**Work required:** Leave the pictures out, and retype all of the material exactly as written.

**Data segment:**

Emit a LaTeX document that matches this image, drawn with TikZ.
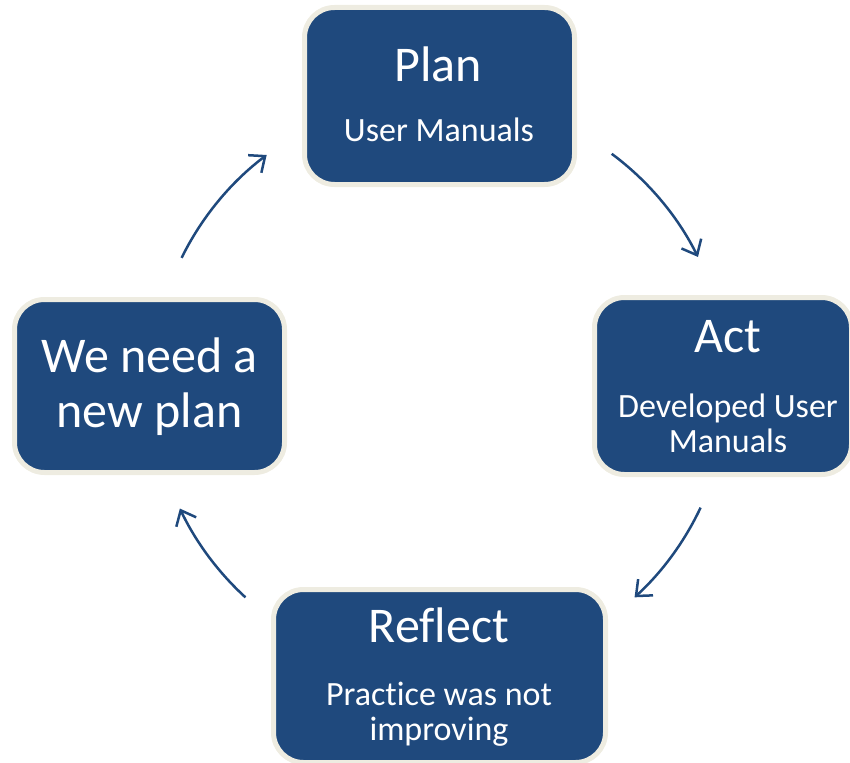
\documentclass[tikz,border=0pt]{standalone}
\usepackage{fontspec}
\setmainfont{Carlito}[Ligatures=NoCommon]
\usetikzlibrary{arrows.meta}
\definecolor{boxblue}{HTML}{1F497D}
\definecolor{boxrim}{HTML}{EEECE1}

\begin{document}
\begin{tikzpicture}[x=1pt, y=1pt,
  stage/.style={draw=boxrim, line width=5pt, fill=boxblue, rounded corners=30pt, inner sep=0pt},
  head/.style={text=white, anchor=base, inner sep=0pt, font=\fontsize{50}{58}\selectfont},
  note/.style={text=white, anchor=base, inner sep=0pt, font=\fontsize{34}{38}\selectfont},
  turn/.style={draw=boxblue, line width=2.5pt, -{Straight Barb[length=13pt,width=22pt]}}]
\useasboundingbox (0,0) rectangle (850,-762);

% the four boxes
\node[stage, minimum width=270pt, minimum height=177pt] (plan) at (439.5,-96) {};
\node[stage, minimum width=257pt, minimum height=177pt] (act) at (723,-386) {};
\node[stage, minimum width=332pt, minimum height=173pt] (reflect) at (439.5,-676) {};
\node[stage, minimum width=270pt, minimum height=173pt] (newplan) at (149.5,-386) {};

% texts
\node[head] (plantitle) at (438,-82) {Plan};
\node[note] (plannote) at (439,-142) {User Manuals};

\node[head] (acttitle) at (728,-352) {Act};
\node[note] (actnote) at (728,-417) {Developed User};
\node[note] (actnotetwo) at (728,-452) {Manuals};

\node[head] (reflecttitle) at (439,-642) {Reflect};
\node[note] (reflectnote) at (439,-705) {Practice was not};
\node[note] (reflectnotetwo) at (439,-740) {improving};

\node[head] (newplanone) at (149.5,-372) {We need a};
\node[head] (newplantwo) at (149.5,-427) {new plan};

% arrows round the circle
\coordinate (hub) at (440,-385);
\coordinate (ptoa) at ([shift={(53.4:288)}]hub);
\coordinate (ator) at ([shift={(-25.2:288)}]hub);
\coordinate (rton) at ([shift={(-132.5:288)}]hub);
\coordinate (ntop) at ([shift={(153.8:288)}]hub);

\draw[turn] (ptoa) arc[start angle=53.4, end angle=26.4, radius=288];
\draw[turn] (ator) arc[start angle=-25.2, end angle=-47.5, radius=288];
\draw[turn] (rton) arc[start angle=-132.5, end angle=-154.6, radius=288];
\draw[turn] (ntop) arc[start angle=153.8, end angle=127, radius=288];
\end{tikzpicture}
\end{document}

**Expected answer:**
Emit a LaTeX document that matches this image, drawn with TikZ.
\documentclass[tikz,border=0pt]{standalone}
\usepackage{fontspec}
\setmainfont{Carlito}[Ligatures=NoCommon]
\usetikzlibrary{arrows.meta}
\definecolor{boxblue}{HTML}{1F497D}
\definecolor{boxrim}{HTML}{EEECE1}

\begin{document}
\begin{tikzpicture}[x=1pt, y=1pt,
  stage/.style={draw=boxrim, line width=5pt, fill=boxblue, rounded corners=30pt, inner sep=0pt},
  head/.style={text=white, anchor=base, inner sep=0pt, font=\fontsize{50}{58}\selectfont},
  note/.style={text=white, anchor=base, inner sep=0pt, font=\fontsize{34}{38}\selectfont},
  turn/.style={draw=boxblue, line width=2.5pt, -{Straight Barb[length=13pt,width=22pt]}}]
\useasboundingbox (0,0) rectangle (850,-762);

% the four boxes
\node[stage, minimum width=270pt, minimum height=177pt] (plan) at (439.5,-96) {};
\node[stage, minimum width=257pt, minimum height=177pt] (act) at (723,-386) {};
\node[stage, minimum width=332pt, minimum height=173pt] (reflect) at (439.5,-676) {};
\node[stage, minimum width=270pt, minimum height=173pt] (newplan) at (149.5,-386) {};

% texts
\node[head] (plantitle) at (438,-82) {Plan};
\node[note] (plannote) at (439,-142) {User Manuals};

\node[head] (acttitle) at (728,-352) {Act};
\node[note] (actnote) at (728,-417) {Developed User};
\node[note] (actnotetwo) at (728,-452) {Manuals};

\node[head] (reflecttitle) at (439,-642) {Reflect};
\node[note] (reflectnote) at (439,-705) {Practice was not};
\node[note] (reflectnotetwo) at (439,-740) {improving};

\node[head] (newplanone) at (149.5,-372) {We need a};
\node[head] (newplantwo) at (149.5,-427) {new plan};

% arrows round the circle
\coordinate (hub) at (440,-385);
\coordinate (ptoa) at ([shift={(53.4:288)}]hub);
\coordinate (ator) at ([shift={(-25.2:288)}]hub);
\coordinate (rton) at ([shift={(-132.5:288)}]hub);
\coordinate (ntop) at ([shift={(153.8:288)}]hub);

\draw[turn] (ptoa) arc[start angle=53.4, end angle=26.4, radius=288];
\draw[turn] (ator) arc[start angle=-25.2, end angle=-47.5, radius=288];
\draw[turn] (rton) arc[start angle=-132.5, end angle=-154.6, radius=288];
\draw[turn] (ntop) arc[start angle=153.8, end angle=127, radius=288];
\end{tikzpicture}
\end{document}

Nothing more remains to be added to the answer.